The DVC said though Banjo lived a worthy life and reached the ripe age of 90 years, his death still came as a shock because the deceased was not only a former VC of UI but a beloved uncle to many on campus.
She said Banjo led a fruitful long life and was able to leave legacies of hard work and goodwill, saying that many are proud to be associated with Professor Banjo.
Other members of the team were: Professor Oluyemisi A. Bamgbose, SAN, Deputy Vice-Chancellor, Research Innovation and Strategic Partnerships; Ganiu Oke Saliu, Registrar; Dr. Mercy A. Iroaganachi, University Librarian; and Adejoke O. Akinpelu, the University’s Public Relations Officer.
Also reacting, the Head of the Department of English of the nation’s Premier University, Prof Nelson Fashina, described the demised of Banjo as a shock.
Fashina’s statement reads in parts:
“The Department of English and the entire University of Ibadan stand in grandiloquent ovations of praise, honour and reverence for our departed academic great-grandfather who joined the ancestors today at the age of 90 years.
“Our own Department of English where he served and made a giant name in the sun, remains in uneasy but expected shock which none of us can resist. Until his last breath a few hours ago, we were his immediate grandchildren’s colleagues. We knew him. We felt him. We savoured his high-styled system of academic and administrative leadership and mentorship.
“Apart from those of us in the class of age and rank distance colleagues, some of his living compeer colleagues would miss Emeritus Professor Ayo Banjo the more, because they were scholars of his cohort of the golden age academic generations, not just of the Department of English, but also of the entire premier University of Ibadan, First and Best, and his other national, continental and global colleagues and his subsets of students for many generations.
“No words or sentences of aphoristic encomiums may be an exaggeration of the description in the late Professor Ayo Banjo. He was one of the finest gentlemen and scholar Professors of English Grammar. He is, unarguably, Nigeria’s longest-serving university administrator, motivational speaker, father, husband and an incredibly nice and compassionate icon of esteemed value.

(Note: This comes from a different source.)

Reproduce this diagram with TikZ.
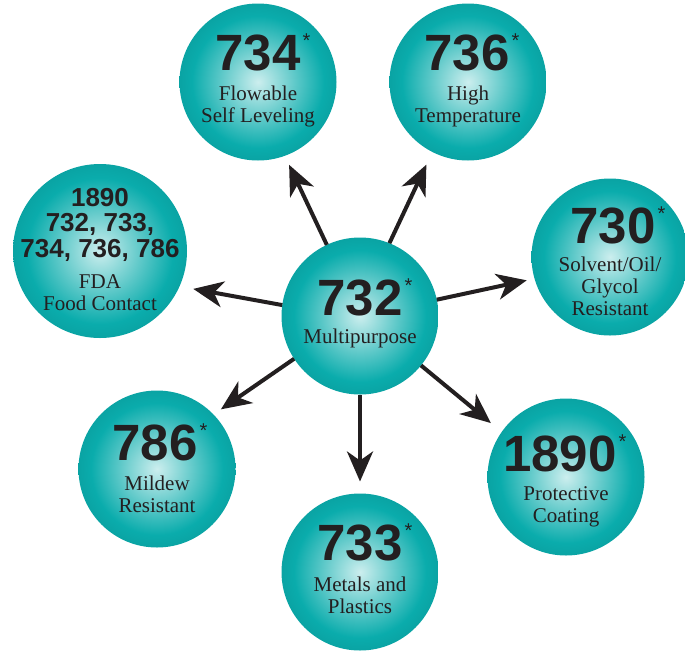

“With his transition, the scriptures of his life, times and height of achievements as a towering scholar, and his niches as a public and private/family figure, have just begun. The Nigerian and international news magazines, newspapers, and social media will be replete with the history and pictures of his life journeys through the sequestrated valleys, plain grounds and high mountain cliffs of his relatively long life passage through the earth planet.”